3. You’re sensitive to gluten or dairy
Even if you have been eating dairy your whole life without any noticeable issues, your system can change as you age. Over the course of time, your body may no longer produce enough lactase. The same is true for those who can not properly break down gluten — which is the case among those with celiac disease. Whenever you believe something in your diet is to blame for any abnormal symptoms, including excessive flatulence, it’s best to try an elimination diet. Stop eating all dairy, for instance, and then see how you feel. Continue this process, focusing on FODMAP carbohydrates, including wheat, dairy, onions, garlic, legumes and stone fruit (cherries and peaches).
FODMAPs one of a group of compounds thought to contribute to the symptoms of irritable bowel syndrome and similar gastrointestinal disorders. The term is used mainly with reference to a diet that is low in these compounds (which are mainly carbohydrates)."foods high in FODMAPs include barley, yogurt, apples, apricots, pears, and cauliflower"

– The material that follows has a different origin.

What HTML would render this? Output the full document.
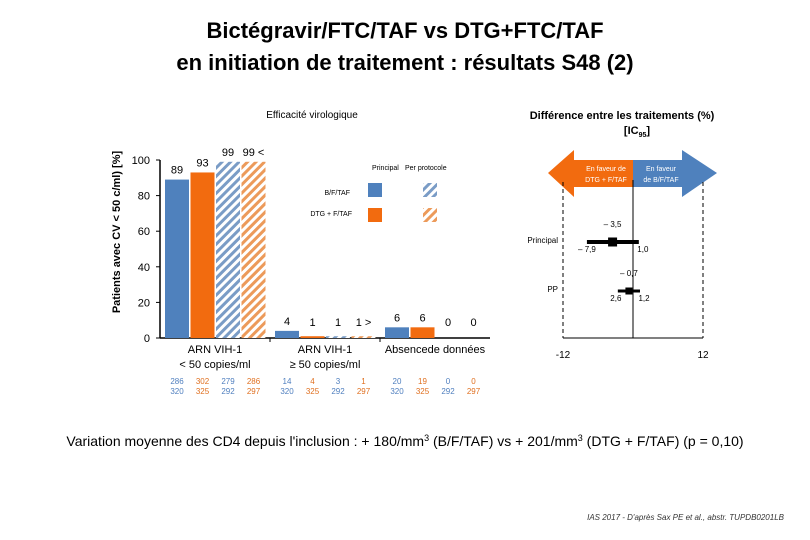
<!DOCTYPE html>
<html><head><meta charset="utf-8"><style>
body{margin:0;background:#fff;font-family:"Liberation Sans",sans-serif}
svg{display:block}
</style></head><body>
<svg id="c" width="810" height="540" xmlns="http://www.w3.org/2000/svg" font-family="Liberation Sans, sans-serif">
<defs>
<pattern id="hb" patternUnits="userSpaceOnUse" width="6" height="6" patternTransform="rotate(45)"><rect width="6" height="6" fill="#fff"/><rect width="3" height="6" fill="#7a9cc6"/></pattern>
<pattern id="ho" patternUnits="userSpaceOnUse" width="6" height="6" patternTransform="rotate(45)"><rect width="6" height="6" fill="#fff"/><rect width="3" height="6" fill="#ec9a5a"/></pattern>
</defs>
<text x="405" y="38" font-size="22" font-weight="bold" text-anchor="middle">Bictégravir/FTC/TAF vs DTG+FTC/TAF</text>
<text x="405" y="70" font-size="22" font-weight="bold" text-anchor="middle">en initiation de traitement : résultats S48 (2)</text>
<text x="312" y="118" font-size="10" text-anchor="middle">Efficacité virologique</text>
<text x="622" y="119" font-size="11" font-weight="bold" text-anchor="middle">Différence entre les traitements (%)</text>
<text x="637" y="134" font-size="11" font-weight="bold" text-anchor="middle">[IC<tspan font-size="7" dy="3">95</tspan><tspan dy="-3">]</tspan></text>
<text transform="translate(120,232) rotate(-90)" font-size="11" font-weight="bold" text-anchor="middle">Patients avec CV &lt; 50 c/ml) [%]</text>
<g id="bars"></g>
<g id="legend" font-size="7">
<text x="372" y="170">Principal</text>
<text x="405" y="170">Per protocole</text>
<text x="350" y="195" text-anchor="end">B/F/TAF</text>
<text x="352" y="216" text-anchor="end">DTG + F/TAF</text>
<rect x="368" y="183" width="14" height="14" fill="#4f81bd"/>
<rect x="423" y="183" width="14" height="14" fill="url(#hb)"/>
<rect x="368" y="208" width="14" height="14" fill="#f26b0f"/>
<rect x="423" y="208" width="14" height="14" fill="url(#ho)"/>
</g>
<g id="forest"></g>
<text x="405" y="446" font-size="14" text-anchor="middle">Variation moyenne des CD4 depuis l'inclusion : + 180/mm<tspan font-size="9" dy="-5">3</tspan><tspan dy="5"> (B/F/TAF) vs + 201/mm</tspan><tspan font-size="9" dy="-5">3</tspan><tspan dy="5"> (DTG + F/TAF) (p = 0,10)</tspan></text>
<text x="784" y="520" font-size="8" font-style="italic" text-anchor="end" fill="#333">IAS 2017 - D'après Sax PE et al., abstr. TUPDB0201LB</text>
</svg>
<script>
const groups=["ARN VIH-1|< 50 copies/ml","ARN VIH-1|≥ 50 copies/ml","Absencede données"];
const values=[[89,93,99,99],[4,1,1,1],[6,6,0,0]];
const valueLabels=[["89","93","99","99 <"],["4","1","1","1 >"],["6","6","0","0"]];
const countsTop=[["286","302","279","286"],["14","4","3","1"],["20","19","0","0"]];
const countsBot=[["320","325","292","297"],["320","325","292","297"],["320","325","292","297"]];
const yTicks=[0,20,40,60,80,100];
const forestLabels=["Principal","PP"];
const forestPoint=[-3.5,-0.7];
const forestLow=[-7.9,-2.6];
const forestHigh=[1.0,1.2];
const forestPointLbl=["– 3,5","– 0,7"];
const forestLowLbl=["– 7,9","2,6"];
const forestHighLbl=["1,0","1,2"];
const NS="http://www.w3.org/2000/svg";
function mk(p,t,a,txt){const e=document.createElementNS(NS,t);for(const k in a)e.setAttribute(k,a[k]);if(txt!=null)e.textContent=txt;p.appendChild(e);return e;}
const ysc=v=>338-v*1.78;
const gx=i=>160+i*110;
const fills=["#4f81bd","#f26b0f","url(#hb)","url(#ho)"];
const cntCol=["#4f7fbf","#e07020","#4f7fbf","#e07020"];
const B=document.getElementById('bars');
let a=mk(B,'line',{x1:160,y1:160,x2:160,y2:338,stroke:'#000','stroke-width':1.5});

a=mk(B,'line',{x1:160,y1:338,x2:490,y2:338,stroke:'#000','stroke-width':1.5});

yTicks.forEach(t=>{mk(B,'line',{x1:156,x2:160,y1:ysc(t),y2:ysc(t),stroke:'#000'});
 const l=mk(B,'text',{x:150,y:ysc(t)+4,'font-size':11,'text-anchor':'end'},String(t));
 });
groups.forEach((g,gi)=>{
 if(gi>0)mk(B,'line',{x1:gx(gi),x2:gx(gi),y1:338,y2:342,stroke:'#000'});
 const parts=g.split('|');
 parts.forEach((p,pi)=>{const t=mk(B,'text',{x:gx(gi)+55,y:353+pi*15,'font-size':11,'text-anchor':'middle'},p);
  });
 values[gi].forEach((v,bi)=>{
  const x=gx(gi)+5+bi*25.5;
  const r=mk(B,'rect',{x:x,y:ysc(v),width:24,height:338-ysc(v),fill:fills[bi]});
  
  const ly=Math.min(ysc(v)-6,326);
  const lt=mk(B,'text',{x:x+12,y:ly,'font-size':11,'text-anchor':'middle'},valueLabels[gi][bi]);
  
  const c1=mk(B,'text',{x:x+12,y:384,'font-size':8,'text-anchor':'middle',fill:cntCol[bi]},countsTop[gi][bi]);
  
  const c2=mk(B,'text',{x:x+12,y:394,'font-size':8,'text-anchor':'middle',fill:cntCol[bi]},countsBot[gi][bi]);
  
 });
});
const F=document.getElementById('forest');
const fx=v=>633+v*140/24;
let ar=mk(F,'polygon',{points:'548,173 574,150 574,160 633,160 633,187 574,187 574,197',fill:'#f26b0f'});

ar=mk(F,'polygon',{points:'633,160 682,160 682,150 717,173 682,197 682,187 633,187',fill:'#4f81bd'});

[["En faveur de",580,171],["DTG + F/TAF",580,182]].forEach(d=>mk(F,'text',{x:d[1]+26,y:d[2],'font-size':7,fill:'#fff','text-anchor':'middle'},d[0]));
[["En faveur",661,171],["de B/F/TAF",661,182]].forEach(d=>mk(F,'text',{x:d[1],y:d[2],'font-size':7,fill:'#fff','text-anchor':'middle'},d[0]));
[-12,12].forEach(v=>{const l=mk(F,'line',{x1:fx(v),x2:fx(v),y1:182,y2:338,stroke:'#000','stroke-dasharray':'4,3'});
 
 const t=mk(F,'text',{x:fx(v),y:358,'font-size':10,'text-anchor':'middle'},String(v));
 });
mk(F,'line',{x1:fx(-12),x2:fx(12),y1:338,y2:338,stroke:'#000'});
let z=mk(F,'line',{x1:fx(0),x2:fx(0),y1:180,y2:338,stroke:'#000'});

forestLabels.forEach((lb,i)=>{
 const y=242+i*49;
 const t=mk(F,'text',{x:558,y:y+1,'font-size':8,'text-anchor':'end'},lb);
 
 const ci=mk(F,'line',{x1:fx(forestLow[i]),x2:fx(forestHigh[i]),y1:y,y2:y,stroke:'#000','stroke-width':i==0?4:3});
 
 const s=i==0?9:7;
 const p=mk(F,'rect',{x:fx(forestPoint[i])-s/2,y:y-s/2,width:s,height:s,fill:'#000'});
 
 mk(F,'text',{x:fx(forestPoint[i]),y:y-15,'font-size':8,'text-anchor':'middle'},forestPointLbl[i]);
 mk(F,'text',{x:fx(forestLow[i])+(i==0?0:-2),y:y+10,'font-size':8,'text-anchor':'middle'},forestLowLbl[i]);
 mk(F,'text',{x:fx(forestHigh[i])+4,y:y+10,'font-size':8,'text-anchor':'middle'},forestHighLbl[i]);
});
</script>
</body></html>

Origin early 21st century: acronym from Fermentable Oligosaccharides, Disaccharides, Monosaccharides, and Polyols Although many FODMAP carbohydrates are healthy, they can be hard to break down. Each individual is different, so it’s best to keep a food journal and identify key triggers. Once you better understand the cause, you can create a more effective action plan.
Listen to your body
From hormonal changes to constipation, there are a number of reasons why you may be tootin’ more often. As mentioned, unless you fart a lot (30 or more times daily), or you’re finding that excessive flatulence is affecting your quality of life, your body is more than likely just doin’ its thing.
Like all symptoms, your body is trying to communicate with you. The more in-tune you are, the easier it will be to maintain positive health. So, listen to your body. In this case, your farts will do all the talking.